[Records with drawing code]
_____

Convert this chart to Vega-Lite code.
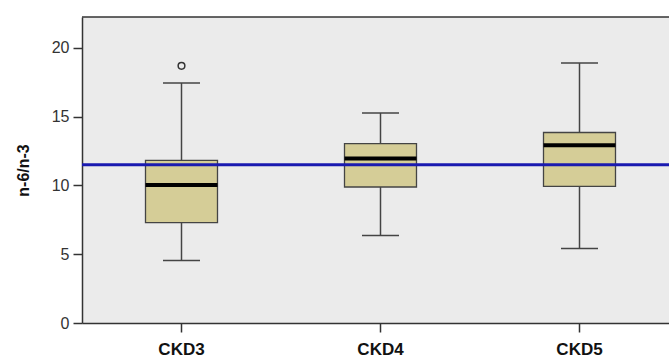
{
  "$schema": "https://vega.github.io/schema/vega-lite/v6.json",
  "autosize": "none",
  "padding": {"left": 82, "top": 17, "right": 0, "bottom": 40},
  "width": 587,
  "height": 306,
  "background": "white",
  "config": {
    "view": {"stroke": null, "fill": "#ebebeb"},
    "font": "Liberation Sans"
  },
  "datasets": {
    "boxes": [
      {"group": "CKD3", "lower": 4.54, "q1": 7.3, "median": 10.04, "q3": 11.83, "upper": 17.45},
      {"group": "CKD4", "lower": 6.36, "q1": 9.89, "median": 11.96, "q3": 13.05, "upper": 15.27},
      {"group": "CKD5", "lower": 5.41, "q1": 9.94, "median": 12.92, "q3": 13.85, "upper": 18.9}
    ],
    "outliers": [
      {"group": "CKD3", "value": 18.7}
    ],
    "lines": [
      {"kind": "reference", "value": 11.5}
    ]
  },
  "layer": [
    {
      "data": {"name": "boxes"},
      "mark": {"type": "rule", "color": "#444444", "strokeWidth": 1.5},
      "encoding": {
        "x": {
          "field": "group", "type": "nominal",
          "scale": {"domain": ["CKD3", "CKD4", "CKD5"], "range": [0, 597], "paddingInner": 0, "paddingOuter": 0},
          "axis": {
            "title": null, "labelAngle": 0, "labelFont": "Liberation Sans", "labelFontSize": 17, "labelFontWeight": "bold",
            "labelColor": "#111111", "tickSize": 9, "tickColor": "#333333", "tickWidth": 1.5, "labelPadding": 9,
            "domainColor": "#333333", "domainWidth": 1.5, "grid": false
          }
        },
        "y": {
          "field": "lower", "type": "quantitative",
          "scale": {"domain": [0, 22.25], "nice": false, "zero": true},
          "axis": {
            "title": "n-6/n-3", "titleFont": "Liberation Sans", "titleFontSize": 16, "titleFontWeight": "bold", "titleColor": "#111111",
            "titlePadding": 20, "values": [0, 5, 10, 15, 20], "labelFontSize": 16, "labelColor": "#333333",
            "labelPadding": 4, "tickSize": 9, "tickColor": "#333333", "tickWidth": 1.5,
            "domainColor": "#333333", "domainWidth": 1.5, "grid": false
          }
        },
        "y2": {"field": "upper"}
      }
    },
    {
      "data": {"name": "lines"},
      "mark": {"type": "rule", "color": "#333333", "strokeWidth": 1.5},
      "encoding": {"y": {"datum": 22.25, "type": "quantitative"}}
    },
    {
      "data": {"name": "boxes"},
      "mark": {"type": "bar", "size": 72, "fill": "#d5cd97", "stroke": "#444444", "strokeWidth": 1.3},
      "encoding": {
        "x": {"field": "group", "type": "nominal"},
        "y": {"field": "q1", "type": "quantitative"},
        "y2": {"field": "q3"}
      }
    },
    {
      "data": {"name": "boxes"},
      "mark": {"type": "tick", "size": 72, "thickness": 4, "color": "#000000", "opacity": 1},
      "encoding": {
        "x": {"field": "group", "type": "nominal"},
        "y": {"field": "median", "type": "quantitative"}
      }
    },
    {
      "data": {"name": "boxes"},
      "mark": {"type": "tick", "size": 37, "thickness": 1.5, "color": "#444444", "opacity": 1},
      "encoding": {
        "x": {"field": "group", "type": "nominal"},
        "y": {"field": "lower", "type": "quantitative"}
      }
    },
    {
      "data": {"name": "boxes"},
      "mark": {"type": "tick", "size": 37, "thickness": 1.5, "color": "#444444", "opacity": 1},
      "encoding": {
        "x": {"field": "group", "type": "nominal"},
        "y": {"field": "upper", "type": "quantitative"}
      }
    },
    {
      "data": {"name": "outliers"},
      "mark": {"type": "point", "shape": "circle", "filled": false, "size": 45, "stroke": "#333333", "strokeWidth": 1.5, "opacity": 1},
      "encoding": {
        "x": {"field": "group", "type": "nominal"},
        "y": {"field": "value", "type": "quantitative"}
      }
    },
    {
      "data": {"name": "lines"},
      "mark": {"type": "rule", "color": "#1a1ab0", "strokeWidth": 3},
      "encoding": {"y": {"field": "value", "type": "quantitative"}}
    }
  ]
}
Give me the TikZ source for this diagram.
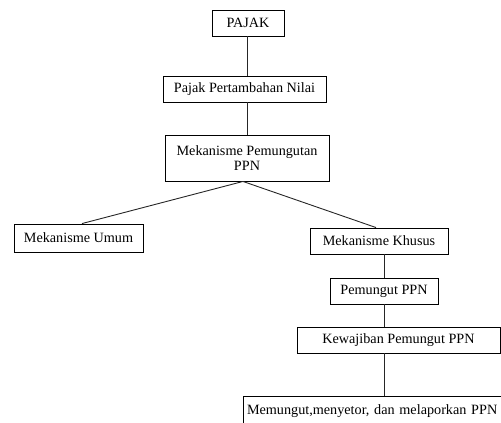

_____

#### [PROBLEM DETAILS]
Would you mind returning each entry above word for word, skipping the images?

#### [RESULT OF THE TASK]
Convert this chart to Vega-Lite code.
{
  "$schema": "https://vega.github.io/schema/vega-lite/v6.json",
  "autosize": "none",
  "padding": {"left": 82, "top": 17, "right": 0, "bottom": 40},
  "width": 587,
  "height": 306,
  "background": "white",
  "config": {
    "view": {"stroke": null, "fill": "#ebebeb"},
    "font": "Liberation Sans"
  },
  "datasets": {
    "boxes": [
      {"group": "CKD3", "lower": 4.54, "q1": 7.3, "median": 10.04, "q3": 11.83, "upper": 17.45},
      {"group": "CKD4", "lower": 6.36, "q1": 9.89, "median": 11.96, "q3": 13.05, "upper": 15.27},
      {"group": "CKD5", "lower": 5.41, "q1": 9.94, "median": 12.92, "q3": 13.85, "upper": 18.9}
    ],
    "outliers": [
      {"group": "CKD3", "value": 18.7}
    ],
    "lines": [
      {"kind": "reference", "value": 11.5}
    ]
  },
  "layer": [
    {
      "data": {"name": "boxes"},
      "mark": {"type": "rule", "color": "#444444", "strokeWidth": 1.5},
      "encoding": {
        "x": {
          "field": "group", "type": "nominal",
          "scale": {"domain": ["CKD3", "CKD4", "CKD5"], "range": [0, 597], "paddingInner": 0, "paddingOuter": 0},
          "axis": {
            "title": null, "labelAngle": 0, "labelFont": "Liberation Sans", "labelFontSize": 17, "labelFontWeight": "bold",
            "labelColor": "#111111", "tickSize": 9, "tickColor": "#333333", "tickWidth": 1.5, "labelPadding": 9,
            "domainColor": "#333333", "domainWidth": 1.5, "grid": false
          }
        },
        "y": {
          "field": "lower", "type": "quantitative",
          "scale": {"domain": [0, 22.25], "nice": false, "zero": true},
          "axis": {
            "title": "n-6/n-3", "titleFont": "Liberation Sans", "titleFontSize": 16, "titleFontWeight": "bold", "titleColor": "#111111",
            "titlePadding": 20, "values": [0, 5, 10, 15, 20], "labelFontSize": 16, "labelColor": "#333333",
            "labelPadding": 4, "tickSize": 9, "tickColor": "#333333", "tickWidth": 1.5,
            "domainColor": "#333333", "domainWidth": 1.5, "grid": false
          }
        },
        "y2": {"field": "upper"}
      }
    },
    {
      "data": {"name": "lines"},
      "mark": {"type": "rule", "color": "#333333", "strokeWidth": 1.5},
      "encoding": {"y": {"datum": 22.25, "type": "quantitative"}}
    },
    {
      "data": {"name": "boxes"},
      "mark": {"type": "bar", "size": 72, "fill": "#d5cd97", "stroke": "#444444", "strokeWidth": 1.3},
      "encoding": {
        "x": {"field": "group", "type": "nominal"},
        "y": {"field": "q1", "type": "quantitative"},
        "y2": {"field": "q3"}
      }
    },
    {
      "data": {"name": "boxes"},
      "mark": {"type": "tick", "size": 72, "thickness": 4, "color": "#000000", "opacity": 1},
      "encoding": {
        "x": {"field": "group", "type": "nominal"},
        "y": {"field": "median", "type": "quantitative"}
      }
    },
    {
      "data": {"name": "boxes"},
      "mark": {"type": "tick", "size": 37, "thickness": 1.5, "color": "#444444", "opacity": 1},
      "encoding": {
        "x": {"field": "group", "type": "nominal"},
        "y": {"field": "lower", "type": "quantitative"}
      }
    },
    {
      "data": {"name": "boxes"},
      "mark": {"type": "tick", "size": 37, "thickness": 1.5, "color": "#444444", "opacity": 1},
      "encoding": {
        "x": {"field": "group", "type": "nominal"},
        "y": {"field": "upper", "type": "quantitative"}
      }
    },
    {
      "data": {"name": "outliers"},
      "mark": {"type": "point", "shape": "circle", "filled": false, "size": 45, "stroke": "#333333", "strokeWidth": 1.5, "opacity": 1},
      "encoding": {
        "x": {"field": "group", "type": "nominal"},
        "y": {"field": "value", "type": "quantitative"}
      }
    },
    {
      "data": {"name": "lines"},
      "mark": {"type": "rule", "color": "#1a1ab0", "strokeWidth": 3},
      "encoding": {"y": {"field": "value", "type": "quantitative"}}
    }
  ]
}
Give me the TikZ source for this diagram.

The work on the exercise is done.